Taking out the carets from the regex did not seem to have any effect; taking out the '$'s with Dot unchecked led to ‘can’t find text’ and withDot checked led to ‘invalid regex’.

This did not produce the output I desired, and I’m not sure why.

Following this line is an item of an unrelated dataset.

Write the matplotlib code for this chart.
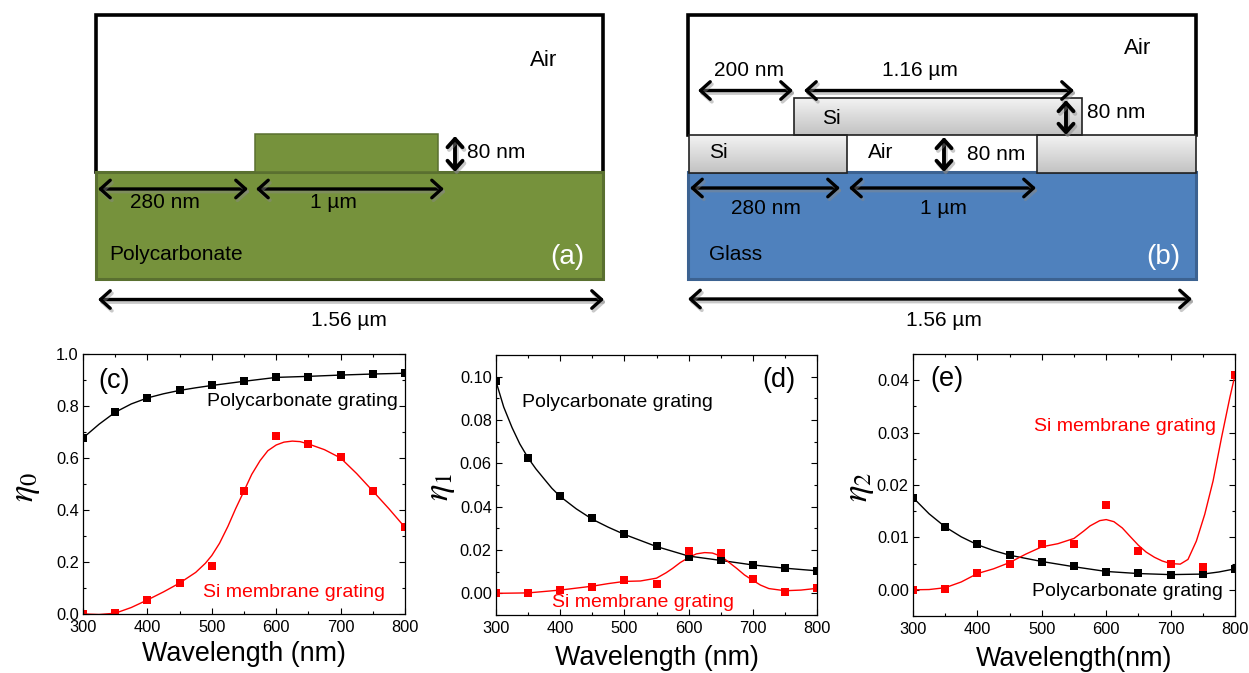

Could you please help me understand what went wrong and help me find the solution?

Coises

@Richard-Darwin

Most likely you are editing a file with Windows line endings, which are \r\n, not just \n.

I would suggest:

Leave . matches newline unchecked — you don’t want that .+ to cross lines
Use \R to represent the break between lines — it matches \r, \n or \r\n
You don’t need the $ when it’s immediately followed by a line-ending character, nor the circumflex immediately after (though they don’t hurt, either)

So, try: ^(.+)\R\1Ɣ$ and see if that matches as desired; leave . matches newline unchecked. If you are using Windows line endings, use \1\r\n\1=Z to replace. (On the status bar at the bottom, towards the right side, you’ll see either Windows (CR LF), Unix (LF) or Macintosh (CR), which tells you the current line ending setting for your file.)